Reproduce the listing word for word. Skip any image.
"""
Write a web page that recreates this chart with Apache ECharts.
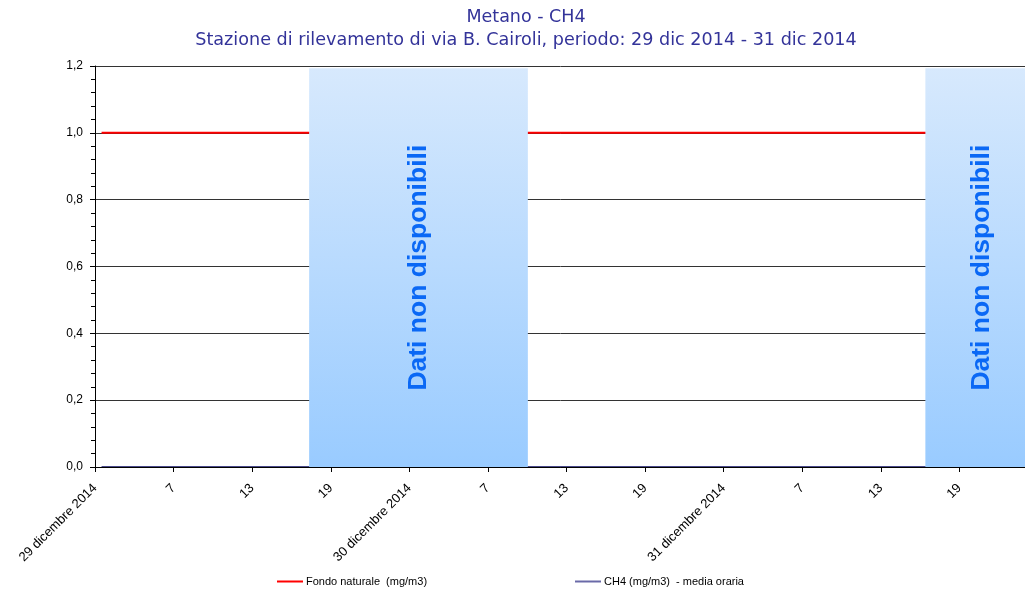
<!DOCTYPE html>
<html>
<head>
<meta charset="utf-8">
<title>Metano - CH4</title>
<script src="https://cdn.jsdelivr.net/npm/echarts@6/dist/echarts.min.js"></script>
<style>
  html, body { margin: 0; padding: 0; background: #fff; }
  #chart { width: 1025px; height: 595px; }
</style>
</head>
<body>
<div id="chart"></div>
<script>
// giorni e ore (medie orarie, 24 per giorno)
const days = ['29/12/2014', '30/12/2014', '31/12/2014']
const hours = ['01', '02', '03', '04', '05', '06', '07', '08', '09', '10', '11', '12',
  '13', '14', '15', '16', '17', '18', '19', '20', '21', '22', '23', '24']

// etichette asse x, una ogni 6 ore
const tickLabels = ['29 dicembre 2014', '7', '13', '19',
  '30 dicembre 2014', '7', '13', '19',
  '31 dicembre 2014', '7', '13', '19']

// fondo naturale (mg/m3)
const fondo = [
  1.0, 1.0, 1.0, 1.0, 1.0, 1.0, 1.0, 1.0, 1.0, 1.0, 1.0, 1.0, 1.0, 1.0, 1.0, 1.0, 1.0, 1.0, 1.0, 1.0, 1.0, 1.0, 1.0, 1.0,
  1.0, 1.0, 1.0, 1.0, 1.0, 1.0, 1.0, 1.0, 1.0, 1.0, 1.0, 1.0, 1.0, 1.0, 1.0, 1.0, 1.0, 1.0, 1.0, 1.0, 1.0, 1.0, 1.0, 1.0,
  1.0, 1.0, 1.0, 1.0, 1.0, 1.0, 1.0, 1.0, 1.0, 1.0, 1.0, 1.0, 1.0, 1.0, 1.0, 1.0, 1.0, 1.0, 1.0, 1.0, 1.0, 1.0, 1.0, 1.0
]

// CH4 media oraria (mg/m3), null = dato mancante
const ch4 = [
  0, 0, 0, 0, 0, 0, 0, 0, 0, 0, 0, 0, 0, 0, 0, 0, 0, null, null, null, null, null, null, null,
  null, null, null, null, null, null, null, null, 0, 0, 0, 0, 0, 0, 0, 0, 0, 0, 0, 0, 0, 0, 0, 0,
  0, 0, 0, 0, 0, 0, 0, 0, 0, 0, 0, 0, 0, 0, 0, 0, null, null, null, null, null, null, null, null
]

// periodi senza dati, in ore dall'inizio del 29/12
const gapStart = [16.35, 63.4]
const gapEnd = [33.05, 72]

const categories = days.flatMap(d => hours.map(h => d + ' ' + h))

const titleColor = '#333399'
const axisFont = 'Liberation Sans, Arial, sans-serif'
const bandTop = 1.193

const chart = echarts.init(document.getElementById('chart'))

const option = {
  animation: false,
  backgroundColor: '#fff',
  graphic: [
    {
      type: 'text',
      x: 526,
      y: 17,
      style: {
        text: 'Metano - CH4',
        fill: titleColor,
        font: '17.5px "DejaVu Sans", Tahoma, sans-serif',
        textAlign: 'center',
        textVerticalAlign: 'middle'
      }
    },
    {
      type: 'text',
      x: 526,
      y: 40,
      style: {
        text: 'Stazione di rilevamento di via B. Cairoli, periodo: 29 dic 2014 - 31 dic 2014',
        fill: titleColor,
        font: '17.6px "DejaVu Sans", Tahoma, sans-serif',
        textAlign: 'center',
        textVerticalAlign: 'middle'
      }
    }
  ],
  legend: [
    {
      left: 277,
      top: 576,
      padding: 0,
      icon: 'rect',
      itemWidth: 26,
      itemHeight: 2,
      data: ['Fondo naturale  (mg/m3)'],
      textStyle: { color: '#000', fontSize: 11, fontFamily: axisFont, padding: [0, 0, 0, -2] }
    },
    {
      left: 575,
      top: 576,
      padding: 0,
      icon: 'rect',
      itemWidth: 26,
      itemHeight: 2,
      data: ['CH4 (mg/m3)  - media oraria'],
      textStyle: { color: '#000', fontSize: 11, fontFamily: axisFont, padding: [0, 0, 0, -2] }
    }
  ],
  grid: {
    left: 95,
    width: 943,
    top: 66,
    height: 401,
    containLabel: false,
    outerBoundsMode: 'none'
  },
  xAxis: [
    {
      type: 'category',
      data: categories,
      boundaryGap: true,
      show: false
    },
    {
      type: 'value',
      position: 'bottom',
      min: 0,
      max: 72,
      interval: 6,
      z: 10,
      axisLine: { show: true, onZero: false, lineStyle: { color: '#000', width: 1 } },
      axisTick: { show: true, length: 5, lineStyle: { color: '#000' } },
      splitLine: { show: false },
      axisLabel: {
        rotate: 45,
        margin: 19,
        color: '#000',
        fontSize: 13,
        fontFamily: axisFont,
        showMaxLabel: false,
        formatter: v => tickLabels[v / 6] || ''
      }
    }
  ],
  yAxis: {
    type: 'value',
    min: 0,
    max: 1.2,
    interval: 0.2,
    axisLine: { show: true, lineStyle: { color: '#000' } },
    axisTick: { show: true, length: 5, lineStyle: { color: '#000' } },
    minorTick: { show: true, splitNumber: 5, length: 4, lineStyle: { color: '#000' } },
    splitLine: { show: true, lineStyle: { color: '#333', width: 1 } },
    axisLabel: {
      margin: 12,
      color: '#000',
      fontSize: 12,
      fontFamily: axisFont,
      formatter: v => v.toFixed(1).replace('.', ',')
    }
  },
  series: [
    {
      name: 'Fondo naturale  (mg/m3)',
      type: 'line',
      xAxisIndex: 0,
      data: fondo,
      showSymbol: false,
      symbol: 'none',
      lineStyle: { color: '#ff0000', width: 2 },
      itemStyle: { color: '#ff0000' },
      z: 2
    },
    {
      name: 'CH4 (mg/m3)  - media oraria',
      type: 'line',
      xAxisIndex: 0,
      data: ch4,
      showSymbol: false,
      symbol: 'none',
      connectNulls: false,
      lineStyle: { color: '#4a4a8a', width: 2 },
      itemStyle: { color: '#6a6aa8' },
      z: 2
    },
    {
      name: 'nd',
      type: 'line',
      xAxisIndex: 1,
      data: [],
      silent: true,
      z: 5,
      markArea: {
        silent: true,
        z: 8,
        itemStyle: {
          color: {
            type: 'linear', x: 0, y: 0, x2: 0, y2: 1,
            colorStops: [
              { offset: 0, color: '#d7e9fd' },
              { offset: 1, color: '#99cbff' }
            ]
          }
        },
        label: {
          show: true,
          position: 'inside',
          rotate: 90,
          color: '#0a68f5',
          fontSize: 26.5,
          fontWeight: 'bold',
          fontFamily: axisFont,
          formatter: 'Dati non disponibili'
        },
        data: gapStart.map((s, i) => [{ xAxis: s, yAxis: 0 }, { xAxis: gapEnd[i], yAxis: bandTop }])
      }
    }
  ]
}

chart.setOption(option)
</script>
</body>
</html>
"""
- [Full response]
Write a web page that recreates this chart with Apache ECharts.
<!DOCTYPE html>
<html>
<head>
<meta charset="utf-8">
<title>Metano - CH4</title>
<script src="https://cdn.jsdelivr.net/npm/echarts@6/dist/echarts.min.js"></script>
<style>
  html, body { margin: 0; padding: 0; background: #fff; }
  #chart { width: 1025px; height: 595px; }
</style>
</head>
<body>
<div id="chart"></div>
<script>
// giorni e ore (medie orarie, 24 per giorno)
const days = ['29/12/2014', '30/12/2014', '31/12/2014']
const hours = ['01', '02', '03', '04', '05', '06', '07', '08', '09', '10', '11', '12',
  '13', '14', '15', '16', '17', '18', '19', '20', '21', '22', '23', '24']

// etichette asse x, una ogni 6 ore
const tickLabels = ['29 dicembre 2014', '7', '13', '19',
  '30 dicembre 2014', '7', '13', '19',
  '31 dicembre 2014', '7', '13', '19']

// fondo naturale (mg/m3)
const fondo = [
  1.0, 1.0, 1.0, 1.0, 1.0, 1.0, 1.0, 1.0, 1.0, 1.0, 1.0, 1.0, 1.0, 1.0, 1.0, 1.0, 1.0, 1.0, 1.0, 1.0, 1.0, 1.0, 1.0, 1.0,
  1.0, 1.0, 1.0, 1.0, 1.0, 1.0, 1.0, 1.0, 1.0, 1.0, 1.0, 1.0, 1.0, 1.0, 1.0, 1.0, 1.0, 1.0, 1.0, 1.0, 1.0, 1.0, 1.0, 1.0,
  1.0, 1.0, 1.0, 1.0, 1.0, 1.0, 1.0, 1.0, 1.0, 1.0, 1.0, 1.0, 1.0, 1.0, 1.0, 1.0, 1.0, 1.0, 1.0, 1.0, 1.0, 1.0, 1.0, 1.0
]

// CH4 media oraria (mg/m3), null = dato mancante
const ch4 = [
  0, 0, 0, 0, 0, 0, 0, 0, 0, 0, 0, 0, 0, 0, 0, 0, 0, null, null, null, null, null, null, null,
  null, null, null, null, null, null, null, null, 0, 0, 0, 0, 0, 0, 0, 0, 0, 0, 0, 0, 0, 0, 0, 0,
  0, 0, 0, 0, 0, 0, 0, 0, 0, 0, 0, 0, 0, 0, 0, 0, null, null, null, null, null, null, null, null
]

// periodi senza dati, in ore dall'inizio del 29/12
const gapStart = [16.35, 63.4]
const gapEnd = [33.05, 72]

const categories = days.flatMap(d => hours.map(h => d + ' ' + h))

const titleColor = '#333399'
const axisFont = 'Liberation Sans, Arial, sans-serif'
const bandTop = 1.193

const chart = echarts.init(document.getElementById('chart'))

const option = {
  animation: false,
  backgroundColor: '#fff',
  graphic: [
    {
      type: 'text',
      x: 526,
      y: 17,
      style: {
        text: 'Metano - CH4',
        fill: titleColor,
        font: '17.5px "DejaVu Sans", Tahoma, sans-serif',
        textAlign: 'center',
        textVerticalAlign: 'middle'
      }
    },
    {
      type: 'text',
      x: 526,
      y: 40,
      style: {
        text: 'Stazione di rilevamento di via B. Cairoli, periodo: 29 dic 2014 - 31 dic 2014',
        fill: titleColor,
        font: '17.6px "DejaVu Sans", Tahoma, sans-serif',
        textAlign: 'center',
        textVerticalAlign: 'middle'
      }
    }
  ],
  legend: [
    {
      left: 277,
      top: 576,
      padding: 0,
      icon: 'rect',
      itemWidth: 26,
      itemHeight: 2,
      data: ['Fondo naturale  (mg/m3)'],
      textStyle: { color: '#000', fontSize: 11, fontFamily: axisFont, padding: [0, 0, 0, -2] }
    },
    {
      left: 575,
      top: 576,
      padding: 0,
      icon: 'rect',
      itemWidth: 26,
      itemHeight: 2,
      data: ['CH4 (mg/m3)  - media oraria'],
      textStyle: { color: '#000', fontSize: 11, fontFamily: axisFont, padding: [0, 0, 0, -2] }
    }
  ],
  grid: {
    left: 95,
    width: 943,
    top: 66,
    height: 401,
    containLabel: false,
    outerBoundsMode: 'none'
  },
  xAxis: [
    {
      type: 'category',
      data: categories,
      boundaryGap: true,
      show: false
    },
    {
      type: 'value',
      position: 'bottom',
      min: 0,
      max: 72,
      interval: 6,
      z: 10,
      axisLine: { show: true, onZero: false, lineStyle: { color: '#000', width: 1 } },
      axisTick: { show: true, length: 5, lineStyle: { color: '#000' } },
      splitLine: { show: false },
      axisLabel: {
        rotate: 45,
        margin: 19,
        color: '#000',
        fontSize: 13,
        fontFamily: axisFont,
        showMaxLabel: false,
        formatter: v => tickLabels[v / 6] || ''
      }
    }
  ],
  yAxis: {
    type: 'value',
    min: 0,
    max: 1.2,
    interval: 0.2,
    axisLine: { show: true, lineStyle: { color: '#000' } },
    axisTick: { show: true, length: 5, lineStyle: { color: '#000' } },
    minorTick: { show: true, splitNumber: 5, length: 4, lineStyle: { color: '#000' } },
    splitLine: { show: true, lineStyle: { color: '#333', width: 1 } },
    axisLabel: {
      margin: 12,
      color: '#000',
      fontSize: 12,
      fontFamily: axisFont,
      formatter: v => v.toFixed(1).replace('.', ',')
    }
  },
  series: [
    {
      name: 'Fondo naturale  (mg/m3)',
      type: 'line',
      xAxisIndex: 0,
      data: fondo,
      showSymbol: false,
      symbol: 'none',
      lineStyle: { color: '#ff0000', width: 2 },
      itemStyle: { color: '#ff0000' },
      z: 2
    },
    {
      name: 'CH4 (mg/m3)  - media oraria',
      type: 'line',
      xAxisIndex: 0,
      data: ch4,
      showSymbol: false,
      symbol: 'none',
      connectNulls: false,
      lineStyle: { color: '#4a4a8a', width: 2 },
      itemStyle: { color: '#6a6aa8' },
      z: 2
    },
    {
      name: 'nd',
      type: 'line',
      xAxisIndex: 1,
      data: [],
      silent: true,
      z: 5,
      markArea: {
        silent: true,
        z: 8,
        itemStyle: {
          color: {
            type: 'linear', x: 0, y: 0, x2: 0, y2: 1,
            colorStops: [
              { offset: 0, color: '#d7e9fd' },
              { offset: 1, color: '#99cbff' }
            ]
          }
        },
        label: {
          show: true,
          position: 'inside',
          rotate: 90,
          color: '#0a68f5',
          fontSize: 26.5,
          fontWeight: 'bold',
          fontFamily: axisFont,
          formatter: 'Dati non disponibili'
        },
        data: gapStart.map((s, i) => [{ xAxis: s, yAxis: 0 }, { xAxis: gapEnd[i], yAxis: bandTop }])
      }
    }
  ]
}

chart.setOption(option)
</script>
</body>
</html>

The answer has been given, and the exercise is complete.